→ Records
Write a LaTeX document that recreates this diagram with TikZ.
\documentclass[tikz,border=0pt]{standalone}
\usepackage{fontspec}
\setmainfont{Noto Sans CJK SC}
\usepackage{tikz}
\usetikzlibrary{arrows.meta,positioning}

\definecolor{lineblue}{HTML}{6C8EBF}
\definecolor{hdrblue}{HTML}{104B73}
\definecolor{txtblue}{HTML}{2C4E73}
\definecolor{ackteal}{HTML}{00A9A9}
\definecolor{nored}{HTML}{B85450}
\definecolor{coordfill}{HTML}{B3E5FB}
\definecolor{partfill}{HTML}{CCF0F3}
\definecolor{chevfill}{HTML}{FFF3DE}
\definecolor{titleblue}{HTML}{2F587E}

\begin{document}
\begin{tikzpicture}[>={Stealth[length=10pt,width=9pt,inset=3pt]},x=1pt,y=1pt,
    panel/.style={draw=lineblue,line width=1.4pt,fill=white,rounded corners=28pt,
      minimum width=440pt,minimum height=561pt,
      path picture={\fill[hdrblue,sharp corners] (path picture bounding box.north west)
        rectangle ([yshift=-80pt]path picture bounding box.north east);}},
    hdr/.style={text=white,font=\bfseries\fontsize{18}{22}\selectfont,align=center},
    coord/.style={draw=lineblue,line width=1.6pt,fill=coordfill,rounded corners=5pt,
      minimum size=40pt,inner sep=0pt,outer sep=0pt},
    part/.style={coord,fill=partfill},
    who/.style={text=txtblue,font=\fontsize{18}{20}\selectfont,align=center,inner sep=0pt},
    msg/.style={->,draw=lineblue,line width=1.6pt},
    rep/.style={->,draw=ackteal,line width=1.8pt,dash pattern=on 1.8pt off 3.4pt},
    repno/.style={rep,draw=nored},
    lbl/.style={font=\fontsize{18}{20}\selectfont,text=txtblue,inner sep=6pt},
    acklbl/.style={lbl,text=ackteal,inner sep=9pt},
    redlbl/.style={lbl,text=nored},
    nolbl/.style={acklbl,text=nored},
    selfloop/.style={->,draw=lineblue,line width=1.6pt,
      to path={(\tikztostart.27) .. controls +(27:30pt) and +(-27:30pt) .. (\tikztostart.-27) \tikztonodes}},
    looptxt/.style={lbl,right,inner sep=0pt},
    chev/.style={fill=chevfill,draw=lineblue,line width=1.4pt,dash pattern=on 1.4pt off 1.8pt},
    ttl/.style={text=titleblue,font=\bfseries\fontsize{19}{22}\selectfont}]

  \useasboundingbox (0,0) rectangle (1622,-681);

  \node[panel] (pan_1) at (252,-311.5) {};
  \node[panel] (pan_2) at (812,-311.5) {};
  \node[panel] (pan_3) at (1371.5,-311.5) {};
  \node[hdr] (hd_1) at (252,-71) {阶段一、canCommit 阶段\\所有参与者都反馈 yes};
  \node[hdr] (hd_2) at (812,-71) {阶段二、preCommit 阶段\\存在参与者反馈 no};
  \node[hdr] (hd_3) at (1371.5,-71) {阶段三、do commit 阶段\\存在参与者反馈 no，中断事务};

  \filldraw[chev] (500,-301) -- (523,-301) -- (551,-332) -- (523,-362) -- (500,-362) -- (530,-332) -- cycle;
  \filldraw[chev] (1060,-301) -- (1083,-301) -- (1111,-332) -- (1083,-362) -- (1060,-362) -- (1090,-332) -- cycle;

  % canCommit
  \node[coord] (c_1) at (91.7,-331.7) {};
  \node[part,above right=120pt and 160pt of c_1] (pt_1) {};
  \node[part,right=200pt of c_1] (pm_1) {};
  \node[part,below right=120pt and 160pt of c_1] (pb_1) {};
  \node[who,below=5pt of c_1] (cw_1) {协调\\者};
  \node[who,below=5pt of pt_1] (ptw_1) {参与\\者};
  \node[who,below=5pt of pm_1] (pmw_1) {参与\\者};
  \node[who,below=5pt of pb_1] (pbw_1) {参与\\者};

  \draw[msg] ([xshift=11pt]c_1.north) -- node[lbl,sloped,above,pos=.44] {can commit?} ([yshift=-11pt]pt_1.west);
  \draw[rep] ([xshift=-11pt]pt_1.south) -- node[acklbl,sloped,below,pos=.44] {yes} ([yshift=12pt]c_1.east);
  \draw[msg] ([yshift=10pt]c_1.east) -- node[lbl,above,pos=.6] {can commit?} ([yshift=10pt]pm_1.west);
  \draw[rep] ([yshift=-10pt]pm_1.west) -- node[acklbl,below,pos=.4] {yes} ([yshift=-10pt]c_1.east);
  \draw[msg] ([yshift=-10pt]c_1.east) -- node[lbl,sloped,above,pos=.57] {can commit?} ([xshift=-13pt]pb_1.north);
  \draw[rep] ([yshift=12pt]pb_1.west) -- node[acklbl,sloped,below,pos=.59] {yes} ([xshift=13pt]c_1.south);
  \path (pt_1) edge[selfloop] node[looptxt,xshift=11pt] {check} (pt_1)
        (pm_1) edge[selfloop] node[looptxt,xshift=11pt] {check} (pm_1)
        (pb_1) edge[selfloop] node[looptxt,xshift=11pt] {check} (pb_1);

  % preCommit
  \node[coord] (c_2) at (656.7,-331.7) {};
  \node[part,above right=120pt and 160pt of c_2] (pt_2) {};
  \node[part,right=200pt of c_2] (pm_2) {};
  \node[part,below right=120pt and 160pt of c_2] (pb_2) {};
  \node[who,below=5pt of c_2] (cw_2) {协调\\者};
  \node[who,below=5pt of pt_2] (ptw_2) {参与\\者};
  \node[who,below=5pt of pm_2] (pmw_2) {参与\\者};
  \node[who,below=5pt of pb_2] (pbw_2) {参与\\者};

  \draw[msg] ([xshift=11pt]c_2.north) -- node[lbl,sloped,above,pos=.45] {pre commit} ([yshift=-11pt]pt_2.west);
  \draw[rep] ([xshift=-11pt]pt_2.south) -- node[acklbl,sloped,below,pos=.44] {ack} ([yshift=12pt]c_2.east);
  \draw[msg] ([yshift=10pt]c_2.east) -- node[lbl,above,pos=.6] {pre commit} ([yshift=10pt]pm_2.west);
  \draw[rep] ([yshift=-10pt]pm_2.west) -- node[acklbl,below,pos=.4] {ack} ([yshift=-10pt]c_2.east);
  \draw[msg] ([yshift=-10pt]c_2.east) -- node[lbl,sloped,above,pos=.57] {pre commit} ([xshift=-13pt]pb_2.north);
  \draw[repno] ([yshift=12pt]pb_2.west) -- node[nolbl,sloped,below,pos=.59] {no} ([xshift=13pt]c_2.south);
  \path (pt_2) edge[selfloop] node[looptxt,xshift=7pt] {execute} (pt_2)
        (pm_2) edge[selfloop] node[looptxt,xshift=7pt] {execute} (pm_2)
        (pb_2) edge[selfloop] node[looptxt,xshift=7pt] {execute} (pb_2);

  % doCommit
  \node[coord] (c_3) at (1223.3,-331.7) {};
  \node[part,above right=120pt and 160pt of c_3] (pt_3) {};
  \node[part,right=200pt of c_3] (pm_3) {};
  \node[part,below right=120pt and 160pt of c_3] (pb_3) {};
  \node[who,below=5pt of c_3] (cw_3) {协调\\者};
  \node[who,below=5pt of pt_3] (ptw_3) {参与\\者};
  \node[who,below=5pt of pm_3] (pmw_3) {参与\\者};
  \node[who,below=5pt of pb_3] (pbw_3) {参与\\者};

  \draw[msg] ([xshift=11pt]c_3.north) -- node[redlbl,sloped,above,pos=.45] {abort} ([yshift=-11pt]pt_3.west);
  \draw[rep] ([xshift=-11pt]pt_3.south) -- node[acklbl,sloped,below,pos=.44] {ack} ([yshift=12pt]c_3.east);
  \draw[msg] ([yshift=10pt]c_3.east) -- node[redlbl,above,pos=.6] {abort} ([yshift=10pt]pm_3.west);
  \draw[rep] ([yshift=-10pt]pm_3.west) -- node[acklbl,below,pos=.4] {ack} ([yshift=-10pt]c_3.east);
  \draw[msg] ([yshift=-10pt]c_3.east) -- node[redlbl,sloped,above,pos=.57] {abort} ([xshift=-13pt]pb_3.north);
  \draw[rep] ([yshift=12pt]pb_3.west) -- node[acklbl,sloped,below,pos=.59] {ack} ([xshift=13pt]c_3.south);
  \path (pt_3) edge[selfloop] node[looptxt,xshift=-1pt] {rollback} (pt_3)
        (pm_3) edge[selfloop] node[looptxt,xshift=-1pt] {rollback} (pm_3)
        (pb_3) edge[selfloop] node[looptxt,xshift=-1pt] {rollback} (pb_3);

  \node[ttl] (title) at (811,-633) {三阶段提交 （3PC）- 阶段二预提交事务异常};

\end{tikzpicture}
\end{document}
==
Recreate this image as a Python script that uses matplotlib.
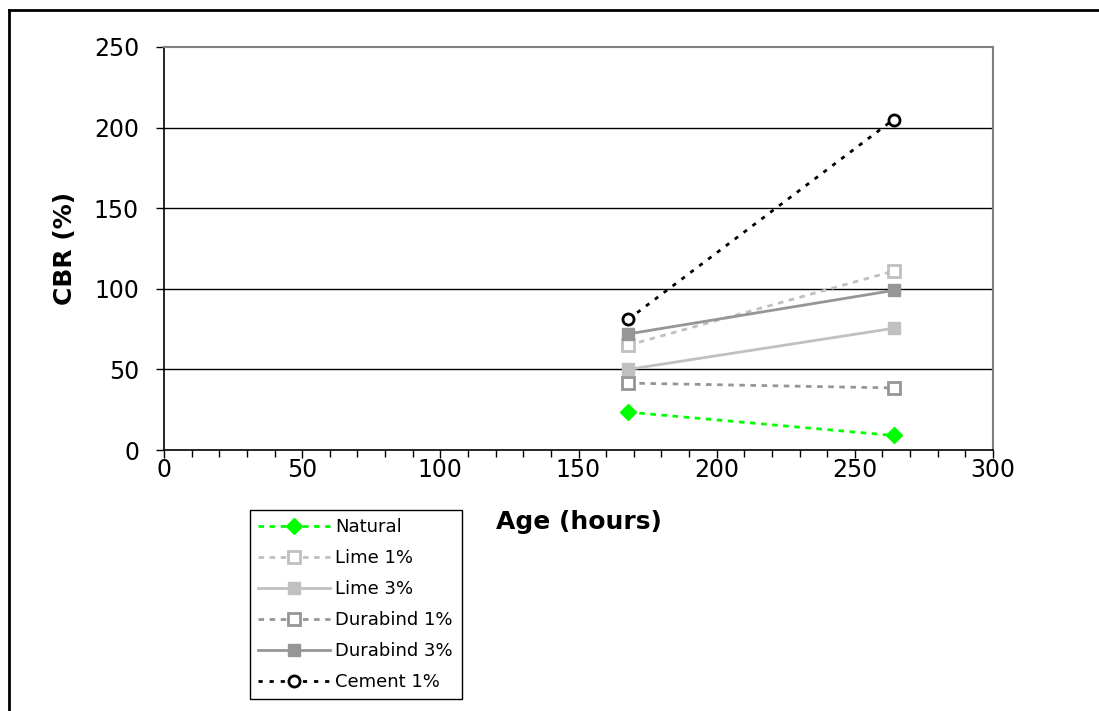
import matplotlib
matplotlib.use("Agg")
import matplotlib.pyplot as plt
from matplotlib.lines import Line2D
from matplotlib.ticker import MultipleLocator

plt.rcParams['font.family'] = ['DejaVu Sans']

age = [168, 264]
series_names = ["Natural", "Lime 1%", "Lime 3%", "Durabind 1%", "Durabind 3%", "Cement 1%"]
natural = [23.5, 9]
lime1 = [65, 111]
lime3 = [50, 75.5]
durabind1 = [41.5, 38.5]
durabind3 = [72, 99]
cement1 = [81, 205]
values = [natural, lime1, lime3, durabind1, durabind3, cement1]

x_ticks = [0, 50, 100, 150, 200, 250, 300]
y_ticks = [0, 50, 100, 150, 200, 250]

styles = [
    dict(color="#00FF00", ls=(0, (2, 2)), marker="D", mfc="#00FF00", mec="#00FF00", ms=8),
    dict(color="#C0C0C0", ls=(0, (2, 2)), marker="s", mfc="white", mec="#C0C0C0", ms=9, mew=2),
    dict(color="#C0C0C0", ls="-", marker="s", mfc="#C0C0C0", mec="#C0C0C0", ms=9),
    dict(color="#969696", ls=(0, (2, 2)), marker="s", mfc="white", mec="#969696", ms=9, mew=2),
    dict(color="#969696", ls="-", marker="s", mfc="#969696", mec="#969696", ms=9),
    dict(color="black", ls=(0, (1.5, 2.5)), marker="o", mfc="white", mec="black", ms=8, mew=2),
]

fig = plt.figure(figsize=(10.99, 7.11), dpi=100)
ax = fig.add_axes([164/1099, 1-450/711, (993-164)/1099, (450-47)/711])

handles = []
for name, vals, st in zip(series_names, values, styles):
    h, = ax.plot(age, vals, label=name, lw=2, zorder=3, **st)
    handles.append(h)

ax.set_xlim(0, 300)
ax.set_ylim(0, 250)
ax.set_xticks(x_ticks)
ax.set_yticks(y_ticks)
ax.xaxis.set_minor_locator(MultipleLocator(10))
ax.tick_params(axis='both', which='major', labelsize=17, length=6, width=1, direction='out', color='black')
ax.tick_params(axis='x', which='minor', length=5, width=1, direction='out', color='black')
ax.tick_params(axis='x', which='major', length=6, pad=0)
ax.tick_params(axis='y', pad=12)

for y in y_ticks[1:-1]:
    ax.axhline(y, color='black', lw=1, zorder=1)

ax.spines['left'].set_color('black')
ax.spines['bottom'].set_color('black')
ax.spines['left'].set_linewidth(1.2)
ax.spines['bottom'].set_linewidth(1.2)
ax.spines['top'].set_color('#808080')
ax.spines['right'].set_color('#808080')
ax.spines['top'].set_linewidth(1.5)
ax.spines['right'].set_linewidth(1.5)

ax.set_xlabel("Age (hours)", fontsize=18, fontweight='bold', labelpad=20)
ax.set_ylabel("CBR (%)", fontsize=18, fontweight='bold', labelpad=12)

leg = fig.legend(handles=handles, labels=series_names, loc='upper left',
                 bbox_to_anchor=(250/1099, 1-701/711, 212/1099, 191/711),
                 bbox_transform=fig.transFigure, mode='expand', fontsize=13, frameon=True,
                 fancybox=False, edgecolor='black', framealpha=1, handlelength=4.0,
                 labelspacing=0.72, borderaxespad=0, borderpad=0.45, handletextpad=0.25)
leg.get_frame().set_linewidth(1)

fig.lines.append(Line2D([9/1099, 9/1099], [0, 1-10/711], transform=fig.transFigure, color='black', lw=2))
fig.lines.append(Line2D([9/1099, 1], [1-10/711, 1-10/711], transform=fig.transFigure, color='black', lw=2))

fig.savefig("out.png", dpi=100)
==
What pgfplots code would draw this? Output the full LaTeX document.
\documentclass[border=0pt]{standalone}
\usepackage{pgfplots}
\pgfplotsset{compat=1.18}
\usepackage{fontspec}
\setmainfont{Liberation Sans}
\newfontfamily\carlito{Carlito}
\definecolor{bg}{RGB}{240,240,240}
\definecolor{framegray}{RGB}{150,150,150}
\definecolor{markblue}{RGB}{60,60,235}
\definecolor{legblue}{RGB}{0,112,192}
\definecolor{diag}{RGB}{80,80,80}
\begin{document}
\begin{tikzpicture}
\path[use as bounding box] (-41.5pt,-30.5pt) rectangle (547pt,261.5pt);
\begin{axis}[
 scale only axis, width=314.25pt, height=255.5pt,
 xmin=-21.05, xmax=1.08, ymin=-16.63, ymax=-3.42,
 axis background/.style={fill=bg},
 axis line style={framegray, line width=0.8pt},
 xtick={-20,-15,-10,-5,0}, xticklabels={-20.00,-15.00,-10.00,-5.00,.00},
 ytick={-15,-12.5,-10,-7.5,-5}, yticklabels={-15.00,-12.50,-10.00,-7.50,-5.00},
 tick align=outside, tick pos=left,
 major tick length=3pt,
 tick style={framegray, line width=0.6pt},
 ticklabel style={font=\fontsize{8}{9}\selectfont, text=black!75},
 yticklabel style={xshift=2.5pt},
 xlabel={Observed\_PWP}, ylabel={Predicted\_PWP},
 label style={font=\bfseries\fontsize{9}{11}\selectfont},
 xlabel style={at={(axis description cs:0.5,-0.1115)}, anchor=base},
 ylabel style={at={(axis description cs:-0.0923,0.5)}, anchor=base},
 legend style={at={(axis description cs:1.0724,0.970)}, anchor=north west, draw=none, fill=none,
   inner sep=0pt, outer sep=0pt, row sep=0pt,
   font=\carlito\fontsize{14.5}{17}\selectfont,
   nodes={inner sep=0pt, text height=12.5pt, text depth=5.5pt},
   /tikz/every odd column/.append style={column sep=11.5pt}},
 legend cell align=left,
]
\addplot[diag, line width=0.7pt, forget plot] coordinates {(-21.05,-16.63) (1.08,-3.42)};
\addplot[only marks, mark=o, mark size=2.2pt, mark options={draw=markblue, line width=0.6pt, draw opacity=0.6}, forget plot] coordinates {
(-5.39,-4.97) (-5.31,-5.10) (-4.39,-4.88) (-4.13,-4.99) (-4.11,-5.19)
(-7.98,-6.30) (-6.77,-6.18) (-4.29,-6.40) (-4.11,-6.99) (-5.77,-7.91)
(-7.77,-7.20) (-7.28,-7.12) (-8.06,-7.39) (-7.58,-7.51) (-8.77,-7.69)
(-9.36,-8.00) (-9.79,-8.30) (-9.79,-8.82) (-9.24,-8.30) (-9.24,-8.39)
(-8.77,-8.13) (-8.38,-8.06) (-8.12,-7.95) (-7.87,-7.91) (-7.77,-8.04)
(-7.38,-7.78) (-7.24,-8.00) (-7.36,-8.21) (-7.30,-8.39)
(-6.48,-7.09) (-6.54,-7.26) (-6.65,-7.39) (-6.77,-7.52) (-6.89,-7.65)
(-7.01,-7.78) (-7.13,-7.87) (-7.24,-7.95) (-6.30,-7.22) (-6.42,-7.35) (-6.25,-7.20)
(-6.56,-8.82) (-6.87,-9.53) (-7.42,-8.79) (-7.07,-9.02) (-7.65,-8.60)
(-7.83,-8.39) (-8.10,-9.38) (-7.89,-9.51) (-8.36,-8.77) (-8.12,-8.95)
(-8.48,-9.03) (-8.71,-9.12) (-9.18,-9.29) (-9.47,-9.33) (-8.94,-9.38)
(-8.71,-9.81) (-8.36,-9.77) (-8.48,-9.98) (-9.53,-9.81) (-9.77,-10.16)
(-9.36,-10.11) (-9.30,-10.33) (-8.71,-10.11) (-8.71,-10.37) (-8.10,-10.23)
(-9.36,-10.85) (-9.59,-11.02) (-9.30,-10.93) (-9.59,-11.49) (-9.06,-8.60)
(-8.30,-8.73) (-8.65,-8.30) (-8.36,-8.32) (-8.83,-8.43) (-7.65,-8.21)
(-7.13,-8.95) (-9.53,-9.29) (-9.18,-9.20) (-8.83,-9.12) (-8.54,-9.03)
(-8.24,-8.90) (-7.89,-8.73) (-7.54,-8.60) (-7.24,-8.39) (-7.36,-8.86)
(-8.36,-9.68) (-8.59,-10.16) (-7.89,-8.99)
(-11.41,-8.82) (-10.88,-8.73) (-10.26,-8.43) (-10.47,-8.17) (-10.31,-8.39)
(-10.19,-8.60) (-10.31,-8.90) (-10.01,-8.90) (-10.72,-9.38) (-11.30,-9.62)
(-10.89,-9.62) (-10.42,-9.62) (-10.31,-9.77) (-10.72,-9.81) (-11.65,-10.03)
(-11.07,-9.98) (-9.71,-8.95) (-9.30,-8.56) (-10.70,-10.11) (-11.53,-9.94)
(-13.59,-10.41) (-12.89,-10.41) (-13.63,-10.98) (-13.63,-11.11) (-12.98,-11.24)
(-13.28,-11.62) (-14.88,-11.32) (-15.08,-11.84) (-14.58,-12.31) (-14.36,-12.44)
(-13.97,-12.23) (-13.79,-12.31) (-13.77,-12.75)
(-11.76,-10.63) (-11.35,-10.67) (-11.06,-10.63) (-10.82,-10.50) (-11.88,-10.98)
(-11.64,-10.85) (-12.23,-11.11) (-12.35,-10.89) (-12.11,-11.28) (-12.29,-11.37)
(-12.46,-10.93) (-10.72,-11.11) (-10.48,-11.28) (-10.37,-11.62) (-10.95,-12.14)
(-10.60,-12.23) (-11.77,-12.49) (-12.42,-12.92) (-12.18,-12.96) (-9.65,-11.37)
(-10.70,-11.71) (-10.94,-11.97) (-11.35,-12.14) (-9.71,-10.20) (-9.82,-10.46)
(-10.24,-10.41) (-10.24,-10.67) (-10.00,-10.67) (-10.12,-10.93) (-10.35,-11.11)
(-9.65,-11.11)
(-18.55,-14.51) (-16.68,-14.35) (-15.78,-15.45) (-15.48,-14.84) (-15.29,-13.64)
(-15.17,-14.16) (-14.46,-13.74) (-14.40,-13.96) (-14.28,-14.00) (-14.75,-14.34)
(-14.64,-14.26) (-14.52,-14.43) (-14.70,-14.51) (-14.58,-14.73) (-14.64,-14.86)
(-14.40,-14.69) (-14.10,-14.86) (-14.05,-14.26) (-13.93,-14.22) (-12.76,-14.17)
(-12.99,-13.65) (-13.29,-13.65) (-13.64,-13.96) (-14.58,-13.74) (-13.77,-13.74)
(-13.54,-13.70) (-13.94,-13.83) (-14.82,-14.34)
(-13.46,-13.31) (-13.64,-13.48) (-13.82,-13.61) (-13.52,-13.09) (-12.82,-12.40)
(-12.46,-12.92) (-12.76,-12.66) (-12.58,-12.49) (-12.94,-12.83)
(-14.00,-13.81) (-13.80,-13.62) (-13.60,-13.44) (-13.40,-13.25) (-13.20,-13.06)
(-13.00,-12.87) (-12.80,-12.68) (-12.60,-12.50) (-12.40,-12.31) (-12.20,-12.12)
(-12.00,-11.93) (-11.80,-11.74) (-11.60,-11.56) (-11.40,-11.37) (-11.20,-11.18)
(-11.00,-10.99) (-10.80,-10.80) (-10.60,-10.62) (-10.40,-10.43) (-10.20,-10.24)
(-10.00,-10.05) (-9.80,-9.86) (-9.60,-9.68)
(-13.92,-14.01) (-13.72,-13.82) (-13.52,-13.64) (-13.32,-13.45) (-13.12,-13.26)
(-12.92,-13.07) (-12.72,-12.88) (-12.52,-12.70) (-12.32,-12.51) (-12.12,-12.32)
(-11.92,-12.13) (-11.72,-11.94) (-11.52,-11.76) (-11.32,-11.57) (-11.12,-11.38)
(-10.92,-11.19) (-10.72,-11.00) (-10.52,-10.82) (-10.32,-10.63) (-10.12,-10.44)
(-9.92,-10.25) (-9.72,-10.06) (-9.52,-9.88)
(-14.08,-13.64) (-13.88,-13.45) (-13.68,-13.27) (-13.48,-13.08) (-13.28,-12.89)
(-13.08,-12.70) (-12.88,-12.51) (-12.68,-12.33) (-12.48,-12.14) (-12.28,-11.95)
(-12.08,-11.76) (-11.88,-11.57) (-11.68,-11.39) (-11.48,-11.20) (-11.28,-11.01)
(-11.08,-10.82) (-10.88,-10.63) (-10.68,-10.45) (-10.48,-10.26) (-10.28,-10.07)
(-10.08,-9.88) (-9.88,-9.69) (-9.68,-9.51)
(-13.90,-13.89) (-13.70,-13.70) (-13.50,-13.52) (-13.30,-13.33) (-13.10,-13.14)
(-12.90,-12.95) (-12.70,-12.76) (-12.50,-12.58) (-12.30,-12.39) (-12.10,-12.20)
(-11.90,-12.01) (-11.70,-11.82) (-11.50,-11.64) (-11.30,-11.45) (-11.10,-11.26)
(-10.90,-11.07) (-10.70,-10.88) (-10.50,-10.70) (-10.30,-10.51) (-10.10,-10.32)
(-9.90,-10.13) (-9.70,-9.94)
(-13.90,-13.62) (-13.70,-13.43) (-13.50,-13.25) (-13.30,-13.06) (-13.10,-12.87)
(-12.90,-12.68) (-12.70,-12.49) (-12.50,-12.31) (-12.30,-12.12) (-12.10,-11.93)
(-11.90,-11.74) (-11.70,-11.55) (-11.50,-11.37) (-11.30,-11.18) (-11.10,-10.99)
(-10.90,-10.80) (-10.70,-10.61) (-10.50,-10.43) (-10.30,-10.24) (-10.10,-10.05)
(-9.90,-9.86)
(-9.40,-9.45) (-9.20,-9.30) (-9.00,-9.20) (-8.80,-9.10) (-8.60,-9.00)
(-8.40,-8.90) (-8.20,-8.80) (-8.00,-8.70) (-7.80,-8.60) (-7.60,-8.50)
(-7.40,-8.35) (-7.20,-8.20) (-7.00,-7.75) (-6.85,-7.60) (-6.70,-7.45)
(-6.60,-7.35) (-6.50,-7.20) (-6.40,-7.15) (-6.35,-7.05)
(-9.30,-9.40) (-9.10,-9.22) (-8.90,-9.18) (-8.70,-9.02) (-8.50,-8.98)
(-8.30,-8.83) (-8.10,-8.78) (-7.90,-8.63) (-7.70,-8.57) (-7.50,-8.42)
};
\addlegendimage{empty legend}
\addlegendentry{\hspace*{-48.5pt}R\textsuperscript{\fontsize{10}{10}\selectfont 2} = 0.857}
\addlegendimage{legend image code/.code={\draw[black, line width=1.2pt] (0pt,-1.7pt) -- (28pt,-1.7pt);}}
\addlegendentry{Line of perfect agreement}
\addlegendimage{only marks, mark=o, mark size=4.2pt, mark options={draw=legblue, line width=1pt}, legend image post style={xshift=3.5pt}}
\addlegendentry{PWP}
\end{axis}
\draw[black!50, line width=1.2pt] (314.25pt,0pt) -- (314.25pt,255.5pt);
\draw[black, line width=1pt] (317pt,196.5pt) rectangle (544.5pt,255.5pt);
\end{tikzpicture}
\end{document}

→ Exercise details
Leaving out all pictures, set down exactly the lines of the material above, from the line with "Recreate this image" to the line with "plt.rcParams['font.family'] = ['DejaVu Sans']" inclusive, and no others.

→ Correct answer
Recreate this image as a Python script that uses matplotlib.
import matplotlib
matplotlib.use("Agg")
import matplotlib.pyplot as plt
from matplotlib.lines import Line2D
from matplotlib.ticker import MultipleLocator

plt.rcParams['font.family'] = ['DejaVu Sans']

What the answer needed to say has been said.